_Short exercise_:
Set down the data below without change, skipping the pictures it holds.

· · · ·

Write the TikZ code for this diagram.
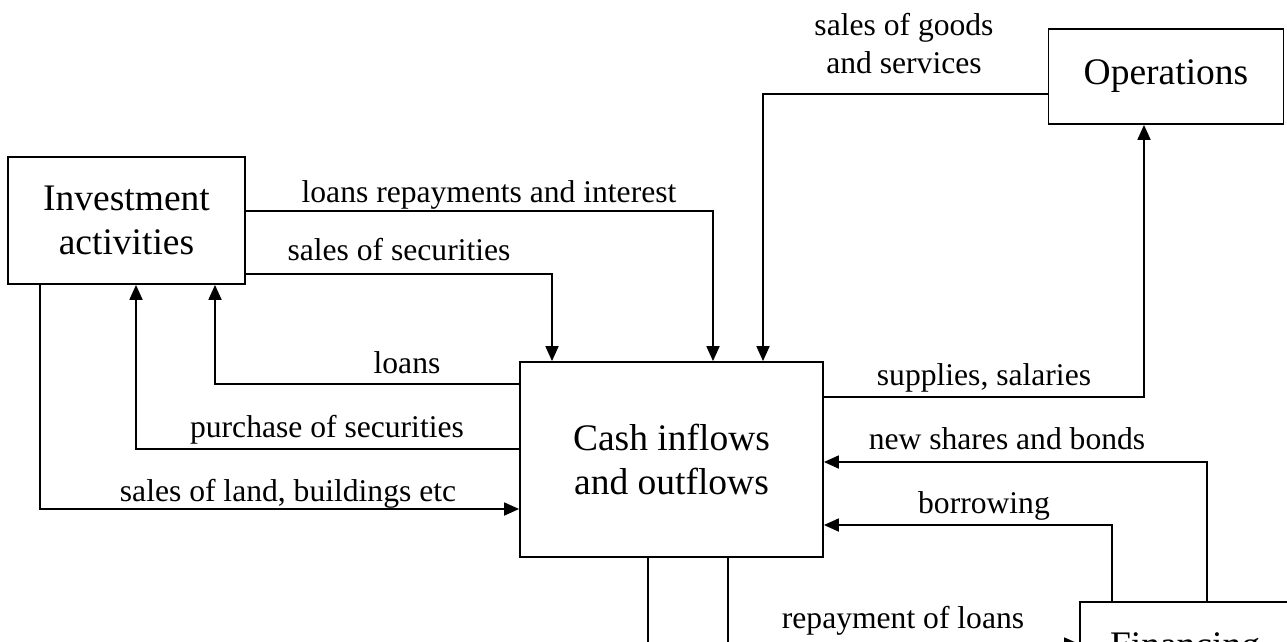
\documentclass[tikz,border=0pt]{standalone}
\usepackage{fontspec}
\setmainfont{Liberation Serif}
\usetikzlibrary{arrows.meta}

\begin{document}
\begin{tikzpicture}[x=1pt,y=-1pt,
    box/.style={draw,line width=1.8pt,align=center,inner sep=0pt,font=\fontsize{37.5}{44}\selectfont},
    lbl/.style={anchor=base,inner sep=0pt,align=center,font=\fontsize{31.6}{38}\selectfont},
    flow/.style={line width=1.8pt,-{Triangle[length=15pt,width=13pt]}},
    wire/.style={line width=1.8pt}]
      \clip (0,0) rectangle (1287,641);
      \node[box,minimum width=237pt,minimum height=127pt] (inv) at (126.5,220.5) {Investment\\activities};
      \node[box,minimum width=303pt,minimum height=195pt] (cash) at (671.5,459.5) {Cash inflows\\and outflows};
      \node[box,minimum width=235pt,minimum height=95pt] (ops) at (1166,76.5) {Operations};
      \node[box,minimum width=210pt,minimum height=95pt] (fin) at (1185,649.5) {Financing};
      \node[lbl] (lrep) at (489,202) {loans repayments and interest};
      \node[lbl] (lsec) at (399,260) {sales of securities};
      \node[lbl] (lloan) at (407,373) {loans};
      \node[lbl] (lpur) at (327,437) {purchase of securities};
      \node[lbl] (lland) at (288,501) {sales of land, buildings etc};
      \node[lbl] (lgoods) at (904,73) {sales of goods\\and services};
      \node[lbl] (lsup) at (984,385) {supplies, salaries};
      \node[lbl] (lshare) at (1007,449) {new shares and bonds};
      \node[lbl] (lborr) at (984,513) {borrowing};
      \node[lbl] (lrepay) at (903,628) {repayment of loans};
      \draw[flow] (inv.east |- 0,211) -| (cash.north -| 713,0);
      \draw[flow] (inv.east |- 0,274) -| (cash.north -| 552,0);
      \draw[flow] (ops.west |- 0,94) -| (cash.north -| 763,0);
      \draw[flow] (cash.west |- 0,384) -| (inv.south -| 215,0);
      \draw[flow] (cash.west |- 0,449) -| (inv.south -| 136,0);
      \draw[flow] (inv.south -| 40,0) |- (cash.west |- 0,509);
      \draw[flow] (cash.east |- 0,397) -| (ops.south -| 1144,0);
      \draw[flow] (fin.north -| 1207,0) |- (cash.east |- 0,462);
      \draw[flow] (fin.north -| 1112,0) |- (cash.east |- 0,525);
      \draw[flow] (cash.south -| 728,0) |- (fin.west |- 0,644);
      \coordinate (down) at (648,700);
      \draw[wire] (cash.south -| 648,0) -- (down);
\end{tikzpicture}
\end{document}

· · · ·

_Complete response_:
Write the TikZ code for this diagram.
\documentclass[tikz,border=0pt]{standalone}
\usepackage{fontspec}
\setmainfont{Liberation Serif}
\usetikzlibrary{arrows.meta}

\begin{document}
\begin{tikzpicture}[x=1pt,y=-1pt,
    box/.style={draw,line width=1.8pt,align=center,inner sep=0pt,font=\fontsize{37.5}{44}\selectfont},
    lbl/.style={anchor=base,inner sep=0pt,align=center,font=\fontsize{31.6}{38}\selectfont},
    flow/.style={line width=1.8pt,-{Triangle[length=15pt,width=13pt]}},
    wire/.style={line width=1.8pt}]
      \clip (0,0) rectangle (1287,641);
      \node[box,minimum width=237pt,minimum height=127pt] (inv) at (126.5,220.5) {Investment\\activities};
      \node[box,minimum width=303pt,minimum height=195pt] (cash) at (671.5,459.5) {Cash inflows\\and outflows};
      \node[box,minimum width=235pt,minimum height=95pt] (ops) at (1166,76.5) {Operations};
      \node[box,minimum width=210pt,minimum height=95pt] (fin) at (1185,649.5) {Financing};
      \node[lbl] (lrep) at (489,202) {loans repayments and interest};
      \node[lbl] (lsec) at (399,260) {sales of securities};
      \node[lbl] (lloan) at (407,373) {loans};
      \node[lbl] (lpur) at (327,437) {purchase of securities};
      \node[lbl] (lland) at (288,501) {sales of land, buildings etc};
      \node[lbl] (lgoods) at (904,73) {sales of goods\\and services};
      \node[lbl] (lsup) at (984,385) {supplies, salaries};
      \node[lbl] (lshare) at (1007,449) {new shares and bonds};
      \node[lbl] (lborr) at (984,513) {borrowing};
      \node[lbl] (lrepay) at (903,628) {repayment of loans};
      \draw[flow] (inv.east |- 0,211) -| (cash.north -| 713,0);
      \draw[flow] (inv.east |- 0,274) -| (cash.north -| 552,0);
      \draw[flow] (ops.west |- 0,94) -| (cash.north -| 763,0);
      \draw[flow] (cash.west |- 0,384) -| (inv.south -| 215,0);
      \draw[flow] (cash.west |- 0,449) -| (inv.south -| 136,0);
      \draw[flow] (inv.south -| 40,0) |- (cash.west |- 0,509);
      \draw[flow] (cash.east |- 0,397) -| (ops.south -| 1144,0);
      \draw[flow] (fin.north -| 1207,0) |- (cash.east |- 0,462);
      \draw[flow] (fin.north -| 1112,0) |- (cash.east |- 0,525);
      \draw[flow] (cash.south -| 728,0) |- (fin.west |- 0,644);
      \coordinate (down) at (648,700);
      \draw[wire] (cash.south -| 648,0) -- (down);
\end{tikzpicture}
\end{document}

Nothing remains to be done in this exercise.